Beginning with the opening line of the entries, return every line through the one containing "const xTitle = 'LV", both included, and nothing else. Omit pictures.

*** RECORDS SUPPLIED ***

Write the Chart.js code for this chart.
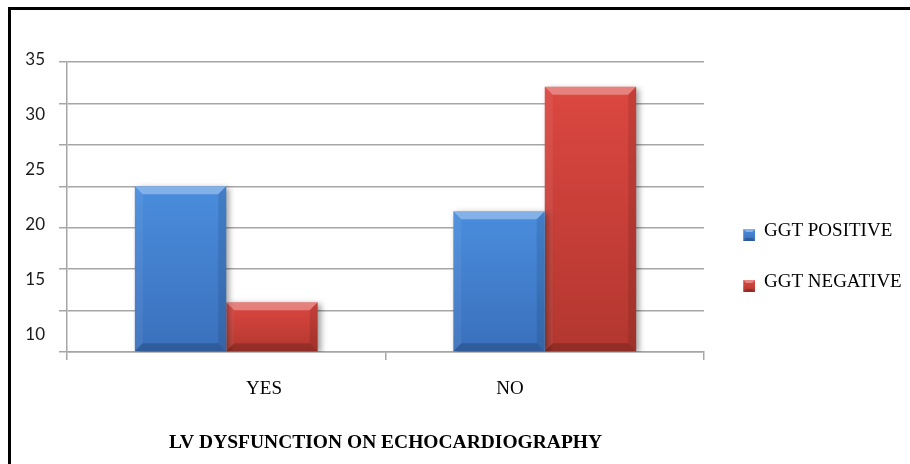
<!DOCTYPE html>
<html>
<head>
<meta charset="utf-8">
<script src="https://cdn.jsdelivr.net/npm/chart.js@4.4.1/dist/chart.umd.min.js"></script>
<style>
  html, body { margin: 0; padding: 0; background: #fff; }
  #wrap { position: relative; width: 910px; height: 464px; overflow: hidden; }
  #chart { position: absolute; left: 0; top: 0; }
  #frame {
    position: absolute; left: 8px; top: 7px; width: 920px; height: 480px;
    border-left: 3px solid #000; border-top: 3px solid #000; pointer-events: none;
  }
</style>
</head>
<body>
<div id="wrap">
  <canvas id="chart" width="910" height="464"></canvas>
  <div id="frame"></div>
</div>
<script>
// ---- data ----
const categories = ['YES', 'NO'];
const seriesNames = ['GGT POSITIVE', 'GGT NEGATIVE'];
const ggtPositive = [20, 17];
const ggtNegative = [6, 32];
const yTickLabels = [10, 15, 20, 25, 30, 35];
const xTitle = 'LV DYSFUNCTION ON ECHOCARDIOGRAPHY';

// ---- styling ----
const SERIF = '"Liberation Serif", "Times New Roman", serif';
const GRID = '#a6a6a6';
const BLUE = { top: '#4a8ddd', bottom: '#3a70bc', flat: '#3f7fcf' };
const RED  = { top: '#dc4741', bottom: '#b2372f', flat: '#cf403b' };

// The value axis runs 0..35 with a gridline every 5; its printed numbers use
// their own, wider spacing that spans LABEL_MIN..LABEL_MAX over the plot height.
const GRID_MAX = 35;
const LABEL_MIN = 8.40;
const LABEL_MAX = 34.81;
const labelToGrid = v => (v - LABEL_MIN) * GRID_MAX / (LABEL_MAX - LABEL_MIN);

// vertical gradient running over each bar's own height
function barFill(ctx, pal) {
  const chart = ctx.chart;
  const yScale = chart.scales.y;
  if (ctx.type !== 'data' || !yScale || !ctx.parsed) return pal.flat;
  const top = yScale.getPixelForValue(ctx.parsed.y);
  const bottom = yScale.getPixelForValue(0);
  if (!isFinite(top) || !isFinite(bottom) || bottom - top < 1) return pal.flat;
  const g = chart.ctx.createLinearGradient(0, top, 0, bottom);
  g.addColorStop(0, pal.top);
  g.addColorStop(1, pal.bottom);
  return g;
}

// small bevelled legend swatch, padded on the left/top so it sits where wanted
function makeSwatch(pal) {
  const cv = document.createElement('canvas');
  cv.width = 20; cv.height = 20;
  const c = cv.getContext('2d');
  const x = 8, y = 8, s = 12, b = 3;
  const g = c.createLinearGradient(0, y, 0, y + s);
  g.addColorStop(0, pal.top);
  g.addColorStop(1, pal.bottom);
  c.fillStyle = g;
  c.fillRect(x, y, s, s);
  c.fillStyle = 'rgba(255,255,255,0.35)';
  c.beginPath(); c.moveTo(x, y); c.lineTo(x + s, y); c.lineTo(x + s - b, y + b); c.lineTo(x + b, y + b); c.closePath(); c.fill();
  c.fillStyle = 'rgba(0,0,0,0.2)';
  c.beginPath(); c.moveTo(x, y + s); c.lineTo(x + b, y + s - b); c.lineTo(x + s - b, y + s - b); c.lineTo(x + s, y + s); c.closePath(); c.fill();
  return cv;
}
const swatches = [makeSwatch(BLUE), makeSwatch(RED)];

// soft drop shadow under the bars plus bevelled edges on each bar
const bevelPlugin = {
  id: 'bevel',
  beforeDatasetsDraw(chart) {
    const c = chart.ctx;
    c.save();
    c.shadowColor = 'rgba(0,0,0,0.38)';
    c.shadowBlur = 6;
    c.shadowOffsetX = 3;
    c.shadowOffsetY = 2;
  },
  afterDatasetsDraw(chart) {
    const c = chart.ctx;
    c.restore();
    const b = 8;
    chart.data.datasets.forEach((ds, di) => {
      const meta = chart.getDatasetMeta(di);
      meta.data.forEach(el => {
        const p = el.getProps(['x', 'y', 'width', 'base'], true);
        const l = p.x - p.width / 2, r = p.x + p.width / 2, t = p.y, bt = p.base;
        const quad = (pts, fill) => {
          c.beginPath();
          c.moveTo(pts[0][0], pts[0][1]);
          for (let i = 1; i < pts.length; i++) c.lineTo(pts[i][0], pts[i][1]);
          c.closePath();
          c.fillStyle = fill;
          c.fill();
        };
        c.save();
        quad([[l, t], [r, t], [r - b, t + b], [l + b, t + b]], 'rgba(255,255,255,0.32)');
        quad([[l, t], [l + b, t + b], [l + b, bt - b], [l, bt]], 'rgba(255,255,255,0.06)');
        quad([[r, t], [r - b, t + b], [r - b, bt - b], [r, bt]], 'rgba(0,0,0,0.10)');
        quad([[l, bt], [l + b, bt - b], [r - b, bt - b], [r, bt]], 'rgba(0,0,0,0.18)');
        c.restore();
      });
    });
  }
};

const isLabelTick = ctx => !!(ctx.tick && ctx.tick.text !== undefined);

const chart = new Chart(document.getElementById('chart'), {
  type: 'bar',
  data: {
    labels: categories,
    datasets: [
      { label: seriesNames[0], data: ggtPositive, xAxisID: 'x', yAxisID: 'y',
        backgroundColor: ctx => barFill(ctx, BLUE), borderWidth: 0,
        barPercentage: 1, categoryPercentage: 0.574 },
      { label: seriesNames[1], data: ggtNegative, xAxisID: 'x', yAxisID: 'y',
        backgroundColor: ctx => barFill(ctx, RED), borderWidth: 0,
        barPercentage: 1, categoryPercentage: 0.574 }
    ]
  },
  options: {
    responsive: false,
    animation: false,
    layout: { padding: { top: 62, left: 0, right: 0, bottom: 13 } },
    plugins: {
      tooltip: { enabled: false },
      legend: {
        position: 'right',
        align: 'center',
        maxWidth: 206,
        labels: {
          usePointStyle: true,
          pointStyleWidth: 18.5,
          boxHeight: 12,
          padding: 32,
          color: '#000',
          font: { family: SERIF, size: 19 },
          generateLabels: ch => Chart.defaults.plugins.legend.labels.generateLabels(ch)
            .map((item, i) => Object.assign(item, { pointStyle: swatches[i % swatches.length] }))
        }
      }
    },
    scales: {
      x: {
        type: 'category', position: 'bottom', weight: 0,
        offset: true,
        grid: { display: true, offset: true, drawOnChartArea: false, drawTicks: true,
                tickLength: 8, color: GRID, lineWidth: 1.5 },
        border: { display: true, color: GRID, width: 1.5 },
        ticks: { display: false },
        afterFit: s => { s.height = 8; }
      },
      xText: {
        type: 'linear', axis: 'x', position: 'bottom', weight: 1,
        offset: false,
        min: 0.199, max: 2.789,
        grid: { display: false, drawTicks: false, offset: false },
        border: { display: false },
        afterBuildTicks: s => { s.ticks = categories.map((c, i) => ({ value: i + 1 })); },
        ticks: {
          callback: v => categories[Math.round(v) - 1],
          font: { family: SERIF, size: 19 }, color: '#000',
          padding: 18, maxRotation: 0, autoSkip: false
        },
        title: {
          display: true, text: xTitle, color: '#000',
          font: { family: SERIF, size: 19.5, weight: 'bold' },
          padding: { top: 0, bottom: -4 }
        },
        afterFit: s => { s.height = 91; }
      },
      y: {
        type: 'linear', position: 'left',
        min: 0, max: GRID_MAX,
        afterBuildTicks: s => {
          const labelTicks = yTickLabels.map(v => ({ value: labelToGrid(v), text: String(v) }));
          s.ticks = s.ticks.concat(labelTicks);
        },
        ticks: {
          stepSize: 5, autoSkip: false,
          callback: (v, i, ticks) => (ticks[i] && ticks[i].text !== undefined ? ticks[i].text : ''),
          font: { family: 'Lato', size: 17 }, color: '#1a1a1a', padding: 14
        },
        grid: {
          color: ctx => (isLabelTick(ctx) ? 'rgba(0,0,0,0)' : GRID),
          lineWidth: ctx => (isLabelTick(ctx) ? 0 : 1.5),
          drawTicks: true, tickLength: 8
        },
        border: { display: true, color: GRID, width: 1.5 },
        afterFit: s => { s.width = 67; }
      }
    }
  },
  plugins: [bevelPlugin]
});

// keep the plot's right edge fixed whatever the legend text width is
const shift = chart.chartArea.right - 704;
if (Math.abs(shift) > 0.5) {
  chart.options.layout.padding.right += shift;
  chart.update('none');
}
</script>
</body>
</html>
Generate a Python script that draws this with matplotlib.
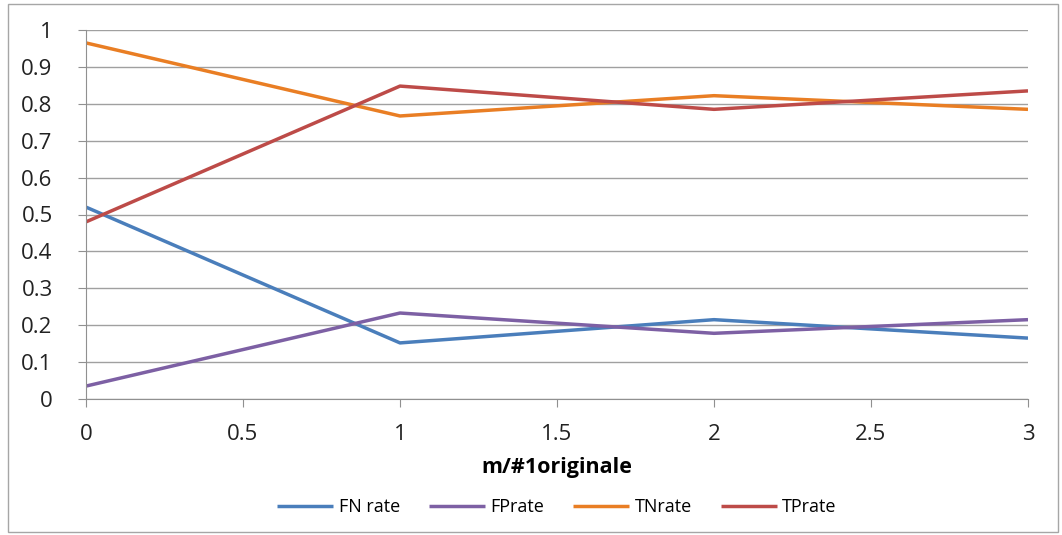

***

*SOLUTION FOR THIS PROBLEM:*
Write the Chart.js code for this chart.
<!DOCTYPE html>
<html>
<head>
<meta charset="utf-8">
<script src="https://cdn.jsdelivr.net/npm/chart.js@4.4.1/dist/chart.umd.min.js"></script>
<style>
  html, body { margin: 0; padding: 0; background: #fff; }
  #wrap { position: relative; width: 910px; height: 464px; overflow: hidden; }
  #chart { position: absolute; left: 0; top: 0; }
  #frame {
    position: absolute; left: 8px; top: 7px; width: 920px; height: 480px;
    border-left: 3px solid #000; border-top: 3px solid #000; pointer-events: none;
  }
</style>
</head>
<body>
<div id="wrap">
  <canvas id="chart" width="910" height="464"></canvas>
  <div id="frame"></div>
</div>
<script>
// ---- data ----
const categories = ['YES', 'NO'];
const seriesNames = ['GGT POSITIVE', 'GGT NEGATIVE'];
const ggtPositive = [20, 17];
const ggtNegative = [6, 32];
const yTickLabels = [10, 15, 20, 25, 30, 35];
const xTitle = 'LV DYSFUNCTION ON ECHOCARDIOGRAPHY';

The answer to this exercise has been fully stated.